As for what's good under EPDM, we use 1.5" or thicker PolyISO, or 1/4" DensDeck normally.


----------



## jhubert (Nov 18, 2015)

it is currently a vented ridge tin roof, and Ive found that its low pitch plus some very stubborn bird species means your always maintaining it. I tried stuffing in the precut foam pcs to seal that area but the birds will pull it out to gain access. Between the moisture problems during thick frost nights, the black spot mold, and wildlife infiltration, I wish I wouldve done wayyyy more homework before this tin roof. This past saturday morning it was literally dripping off the purlins:thumbdown:


Does the PolyISO keep the rubber from sweating on the underside?


----------



## 1985gt (Dec 21, 2010)

It sounds like you have 2x12's as joists and 2x4 strapped across that then the metal roof attached to the 2x'4's? If that is the case condensation will form big time. 

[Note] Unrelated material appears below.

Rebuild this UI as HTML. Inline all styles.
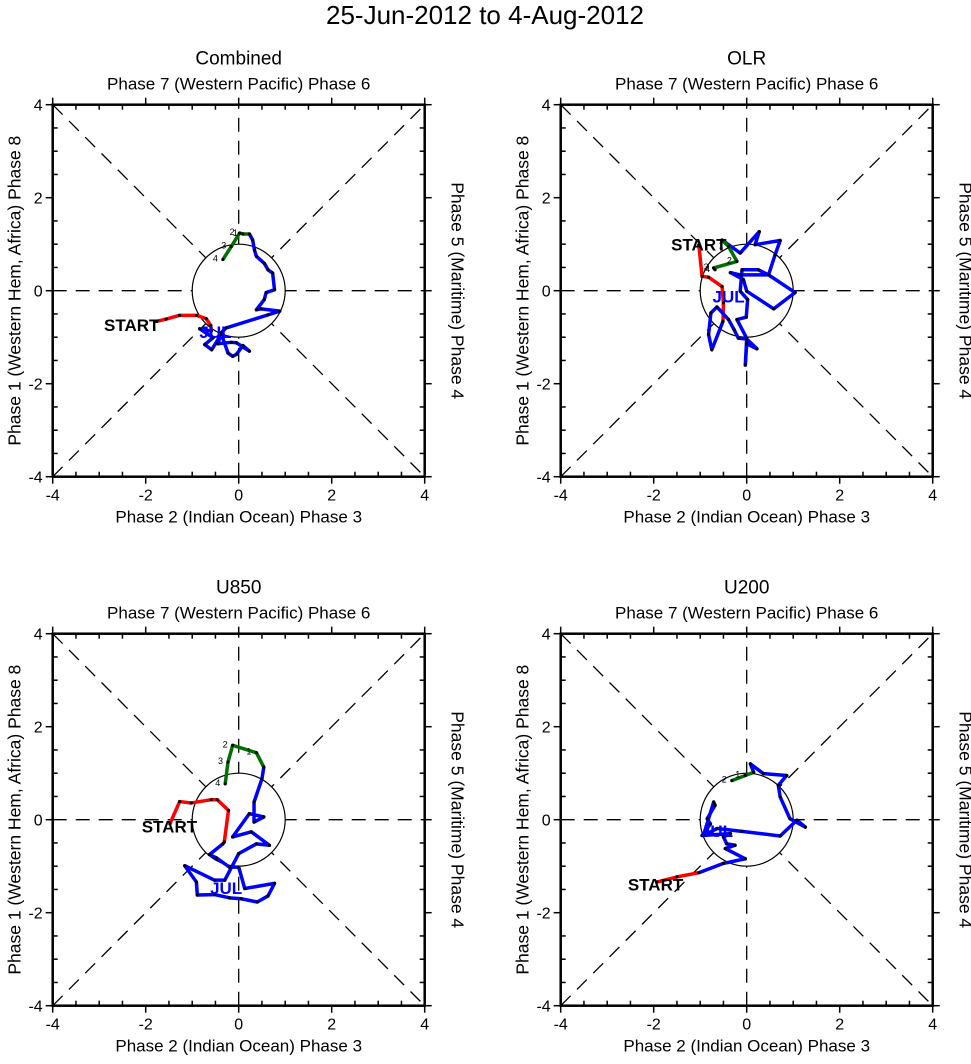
<!DOCTYPE html>
<html><head><meta charset="utf-8"><style>
body{margin:0;background:#fff;}
svg text{font-family:"Liberation Sans",Arial,sans-serif;}
</style></head><body>
<svg id="chart" width="971" height="1059" viewBox="0 0 971 1059" xmlns="http://www.w3.org/2000/svg">
<text x="485" y="24" font-size="26" text-anchor="middle">25-Jun-2012 to 4-Aug-2012</text>
</svg>
<script>
const panelTitles = ["Combined","OLR","U850","U200"];
const tickLabels = ["-4","-2","0","2","4"];
const tickValues = [-4,-2,0,2,4];
// Combined
const combRed = [[-1.77,-0.66],[-1.56,-0.61],[-1.27,-0.53],[-0.91,-0.53],[-0.70,-0.60],[-0.60,-0.75],[-0.59,-0.87]];
const combBlue = [[-0.59,-0.87],[-0.84,-0.82],[-0.55,-1.01],[-0.73,-1.16],[-0.58,-1.27],[-0.38,-0.94],[-0.45,-1.14],[-0.16,-1.11],[-0.05,-1.12],[0.23,-1.30],[0.09,-1.18],[-0.05,-1.37],[-0.13,-1.41],[-0.23,-1.34],[-0.38,-0.91],[-0.27,-0.80],[0.63,-0.52],[0.88,-0.44],[0.48,-0.39],[0.38,-0.41],[0.55,-0.19],[0.59,-0.04],[0.77,0.02],[0.73,0.38],[0.63,0.45],[0.55,0.59],[0.38,0.74],[0.34,0.87],[0.30,1.09],[0.23,1.22]];
const combGreen = [[0.23,1.22],[0.09,1.22],[0.02,1.24],[-0.16,0.95],[-0.34,0.67]];
// OLR
const olrRed = [[-1.03,0.99],[-0.96,0.31],[-0.82,0.29],[-0.53,0.09],[-0.50,-0.26],[-0.51,-0.66]];
const olrBlue = [[-0.51,-0.66],[-0.75,-1.27],[-0.82,-0.94],[-0.77,-0.48],[-0.64,-0.35],[-0.39,-0.62],[-0.27,-0.84],[-0.18,-1.02],[0.00,-1.04],[0.22,-1.25],[0.00,-1.14],[-0.03,-1.60],[0.00,-1.02],[-0.21,-0.62],[-0.01,-0.57],[0.02,-0.19],[-0.14,-0.01],[-0.10,0.45],[0.25,0.45],[0.47,0.34],[1.04,-0.04],[0.58,-0.39],[0.00,-0.01],[-0.07,0.24],[-0.35,0.39],[-0.14,0.34],[0.47,0.34],[0.61,0.77],[0.72,1.08],[0.18,0.99],[0.27,1.27],[-0.14,0.81],[-0.53,1.09]];
const olrGreen = [[-0.53,1.09],[-0.39,0.95],[-0.21,0.63],[-0.71,0.49],[-0.68,0.45]];
// U850
const u850Red = [[-1.48,-0.09],[-1.27,0.39],[-1.02,0.36],[-0.59,0.43],[-0.46,0.43],[-0.22,0.20],[-0.31,-0.48],[-0.34,-0.52]];
const u850Blue = [[-0.34,-0.52],[-0.63,-0.75],[-0.48,-0.82],[-0.20,-1.02],[0.00,-1.02],[0.13,-1.48],[0.77,-1.37],[0.63,-1.64],[0.40,-1.77],[0.05,-1.70],[-0.20,-1.68],[-0.52,-1.61],[-0.89,-1.62],[-0.91,-1.34],[-1.16,-0.99],[-0.52,-1.30],[-0.30,-1.30],[0.00,-0.73],[0.38,-0.52],[0.66,-0.55],[0.27,-0.26],[-0.13,-0.37],[0.23,0.13],[0.54,0.06],[0.33,-0.05],[0.33,0.38],[0.50,0.88],[0.54,1.13]];
const u850Green = [[0.54,1.13],[0.38,1.44],[-0.13,1.60],[-0.23,1.24],[-0.29,0.77]];
// U200
const u200Red = [[-1.93,-1.34],[-1.50,-1.23],[-1.03,-1.14]];
const u200Blue = [[-1.03,-1.14],[-0.50,-0.94],[-0.03,-0.84],[-0.46,-0.62],[-0.25,-0.55],[-0.43,-0.52],[-0.50,-0.37],[-0.35,-0.30],[-0.96,-0.34],[-0.78,-0.09],[-0.85,0.02],[-0.68,0.31],[-0.71,0.38],[-0.93,-0.34],[-0.64,-0.19],[-0.10,-0.25],[0.72,-0.35],[1.08,-0.01],[1.26,-0.16],[0.93,0.02],[0.72,0.49],[0.68,0.74],[0.86,0.95],[0.36,0.99],[0.08,1.20],[0.15,1.02]];
const u200Green = [[0.15,1.02],[-0.03,0.95],[-0.32,0.84]];
const startPos = [[-2.3,-0.72],[-1.03,1.02],[-1.49,-0.12],[-1.96,-1.37]];
const julPos = [[-0.5,-0.87],[-0.39,-0.1],[-0.27,-1.45],[-0.64,-0.22]];

const series = [[combRed,combBlue,combGreen],[olrRed,olrBlue,olrGreen],[u850Red,u850Blue,u850Green],[u200Red,u200Blue,u200Green]];
const origins = [[52.7,104.7],[560.7,104.7],[52.7,633.7],[560.7,633.7]];
const W = 372, S = W/8;
const svg = document.getElementById('chart');
const NS = "http://www.w3.org/2000/svg";
function mk(tag, attrs, parent){const e=document.createElementNS(NS,tag);for(const k in attrs)e.setAttribute(k,attrs[k]);(parent||svg).appendChild(e);return e;}

series.forEach((ser, p) => {
  const [ox, oy] = origins[p];
  const sx = v => ox + (v + 4) * S;
  const sy = v => oy + (4 - v) * S;
  const g = mk('g', {});
  
  
  const t = mk('text', {x: ox + W/2, y: oy - 40, 'font-size': 19, 'text-anchor': 'middle'}, g);
  t.textContent = panelTitles[p];
  
  
  const t2 = mk('text', {x: ox + W/2, y: oy - 15, 'font-size': 17, 'text-anchor': 'middle'}, g);
  t2.textContent = 'Phase 7 (Western Pacific) Phase 6';
  
  
  const t3 = mk('text', {x: ox + W/2, y: oy + W + 46, 'font-size': 17, 'text-anchor': 'middle'}, g);
  t3.textContent = 'Phase 2 (Indian Ocean) Phase 3';
  
  
  const t4 = mk('text', {x: 0, y: 0, 'font-size': 17.5, 'text-anchor': 'middle', transform: `translate(${ox-32},${oy+W/2}) rotate(-90)`}, g);
  t4.textContent = 'Phase 1 (Western Hem, Africa) Phase 8';
  
  
  const t5 = mk('text', {x: 0, y: 0, 'font-size': 17.5, 'text-anchor': 'middle', transform: `translate(${ox+W+27},${oy+W/2}) rotate(90)`}, g);
  t5.textContent = 'Phase 5 (Maritime) Phase 4';
  
  
  const dash = {stroke: '#000', 'stroke-width': 1.3, 'stroke-dasharray': '14,9', fill: 'none'};
  [[-4,-4,4,4],[-4,4,4,-4],[-4,0,4,0],[0,-4,0,4]].forEach(l => {
    const ln = mk('line', Object.assign({x1: sx(l[0]), y1: sy(l[1]), x2: sx(l[2]), y2: sy(l[3])}, dash), g);
    
    
  });
  const c = mk('circle', {cx: sx(0), cy: sy(0), r: S, fill: '#fff', stroke: '#000', 'stroke-width': 1.2}, g);
  
  
  const fr = mk('rect', {x: ox, y: oy, width: W, height: W, fill: 'none', stroke: '#000', 'stroke-width': 2.5}, g);
  
  
  for (let v = -4; v <= 4; v += 0.5) {
    const major = Number.isInteger(v / 2);
    const L = major ? 7 : 5, d = major ? 1 : -1;
    const attrs = {stroke: '#000', 'stroke-width': 1.5};
    mk('line', Object.assign({x1: sx(v), y1: oy + W, x2: sx(v), y2: oy + W + d*L}, attrs), g);
    mk('line', Object.assign({x1: sx(v), y1: oy, x2: sx(v), y2: oy - d*L}, attrs), g);
    mk('line', Object.assign({x1: ox, y1: sy(v), x2: ox - d*L, y2: sy(v)}, attrs), g);
    mk('line', Object.assign({x1: ox + W, y1: sy(v), x2: ox + W + d*L, y2: sy(v)}, attrs), g);
  }
  tickValues.forEach((v, i) => {
    const a = mk('text', {x: sx(v), y: oy + W + 24, 'font-size': 16, 'text-anchor': 'middle'}, g);
    a.textContent = tickLabels[i];
    
    
    const b = mk('text', {x: ox - 10, y: sy(v) + 6, 'font-size': 16, 'text-anchor': 'end'}, g);
    b.textContent = tickLabels[i];
    
    
  });
  const colors = ['#ff0000', '#0000ff', '#007000'];
  const names = ['june-track', 'july-track', 'august-track'];
  ser.forEach((pts, k) => {
    const pl = mk('polyline', {points: pts.map(q => sx(q[0]) + ',' + sy(q[1])).join(' '), fill: 'none', stroke: colors[k], 'stroke-width': 3.5, 'stroke-linejoin': 'round'}, g);
    
    
    pts.forEach((q, j) => {
      const dt = mk('circle', {cx: sx(q[0]), cy: sy(q[1]), r: 1.6, fill: '#000'}, g);
      
      
    });
  });
  ser[2].forEach((q, j) => {
    if (j === 0) return;
    const lb = mk('text', {x: sx(q[0]) - 5, y: sy(q[1]) + 2, 'font-size': 9, 'text-anchor': 'end'}, g);
    lb.textContent = String(j);
    
    
  });
  const st = startPos[p];
  const s = mk('text', {x: sx(st[0]), y: sy(st[1]) + 7, 'font-size': 17, 'font-weight': 'bold', 'text-anchor': 'middle'}, g);
  s.textContent = 'START';
  
  
  const j0 = julPos[p];
  const jl = mk('text', {x: sx(j0[0]), y: sy(j0[1]) + 7, 'font-size': 17, 'font-weight': 'bold', fill: '#0000ff', 'text-anchor': 'middle'}, g);
  jl.textContent = 'JUL';
  
  
});
</script>
</body></html>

You could if you wanted to salvage the materials is, pull the metal off, pull the 2x4's put plywood over the 2x12's cover that with felt and reinstall the metal. 

Or if you are wanting to insulate and do EPDM you can remove the 2x4's install plywood install ISO then glue down the EPDM. Condensation will not form under the EPDM.

The ISO has to be installed over a solid or semi solid decking, max span for ISO over 1" Is 4 3/8".


----------



## jhubert (Nov 18, 2015)

Thanks for the info...you are correct I have 2x12 joists on 20" centers (Odd I know) running 16' spans on a 1/12 pitch. I went with 20" centers because over the whole job I saved hundreds of dollars over 16"s and 24"s would've limited my span considerably. Does the 7/16 green zipwall sound sufficient to support the ISO and epdm? And is the ISO board a bit flexible to follow the imperfections in my joists?


----------



## 1985gt (Dec 21, 2010)

No need for the zipwall, standard 1/2" or thicker OSB or Plywood. The ISO will conform to most imperfections in the decking. You will need at least 8 fasteners and 3" plates for each 4x4 piece of ISO.


----------



## jhubert (Nov 18, 2015)

:thumbup1:


----------